Baca Juga: Beginilah ketika Bella Hadid Berjanji Mengenai Palestina

Semua permukiman ini, berdasarkan hukum internasional, adalah ilegal.

Dewan Keamanan Perserikatan Bangsa-Bangsa (PBB) telah menegaskan kembali bahwa permukiman yang dibangun Israel di wilayah Palestina yang diduduki sejak tahun 1967, termasuk di Yerusalem.

"pelanggaran mencolok terhadap hukum internasional dan merupakan penghalang utama bagi visi dua negara untuk hidup berdampingan dalam perdamaian dan keamanan, di dalam batas-batas yang diakui secara internasional."

Tapi, Israel tidak melihatnya seperti itu, dan menganggap semua permukiman yang disahkan adalah legal.

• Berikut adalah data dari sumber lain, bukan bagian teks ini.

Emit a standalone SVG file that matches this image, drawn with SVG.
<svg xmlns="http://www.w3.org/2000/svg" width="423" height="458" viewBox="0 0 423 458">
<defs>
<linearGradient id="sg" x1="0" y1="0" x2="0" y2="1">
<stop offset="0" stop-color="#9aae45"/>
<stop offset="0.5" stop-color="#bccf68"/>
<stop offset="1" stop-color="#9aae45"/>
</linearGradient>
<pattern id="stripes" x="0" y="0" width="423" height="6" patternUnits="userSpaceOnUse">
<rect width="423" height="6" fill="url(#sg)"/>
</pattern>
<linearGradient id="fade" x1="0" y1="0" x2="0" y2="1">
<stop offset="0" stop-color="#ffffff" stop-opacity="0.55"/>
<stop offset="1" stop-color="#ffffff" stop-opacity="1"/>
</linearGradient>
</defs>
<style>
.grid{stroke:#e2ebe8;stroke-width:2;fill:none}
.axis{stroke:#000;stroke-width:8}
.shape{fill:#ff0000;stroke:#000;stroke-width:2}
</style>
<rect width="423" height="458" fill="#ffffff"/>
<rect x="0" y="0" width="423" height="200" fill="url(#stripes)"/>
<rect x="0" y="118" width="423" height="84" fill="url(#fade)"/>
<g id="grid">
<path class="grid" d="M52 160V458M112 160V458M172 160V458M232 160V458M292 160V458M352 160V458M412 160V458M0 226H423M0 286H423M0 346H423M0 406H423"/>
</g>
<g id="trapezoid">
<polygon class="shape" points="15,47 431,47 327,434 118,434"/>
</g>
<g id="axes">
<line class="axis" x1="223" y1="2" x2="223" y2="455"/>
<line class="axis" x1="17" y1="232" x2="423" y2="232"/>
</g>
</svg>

Perjanjian Oslo II membagi Tepi Barat menjadi tiga zona: A, yang meliputi daerah perkotaan Palestina dan berada di bawah kendali sipil dan polisi Otoritas Nasional Palestina (PNA);

Zona B, di bawah kendali sipil Palestina dan militer Israel;

dan zona C, dengan kendali penuh militer dan sipil Israel dan meliputi 60% dari wilayah tersebut. Di situlah permukiman-permukiman berada.

Baca Juga: Israel Lakukan Aksi Semprot Merica di Masjid Ibrahim, Sejumlah Jemaah Palestina Alami Kesakitan

Warga Palestina dan organisasi-organisasi seperti B'Tselem dan Peace Now mengecam fakta bahwa Israel hampir tidak memberikan izin pembangunan di Area C kepada warga Palestina, tapi tetap membiarkan pertumbuhan permukiman Yahudi.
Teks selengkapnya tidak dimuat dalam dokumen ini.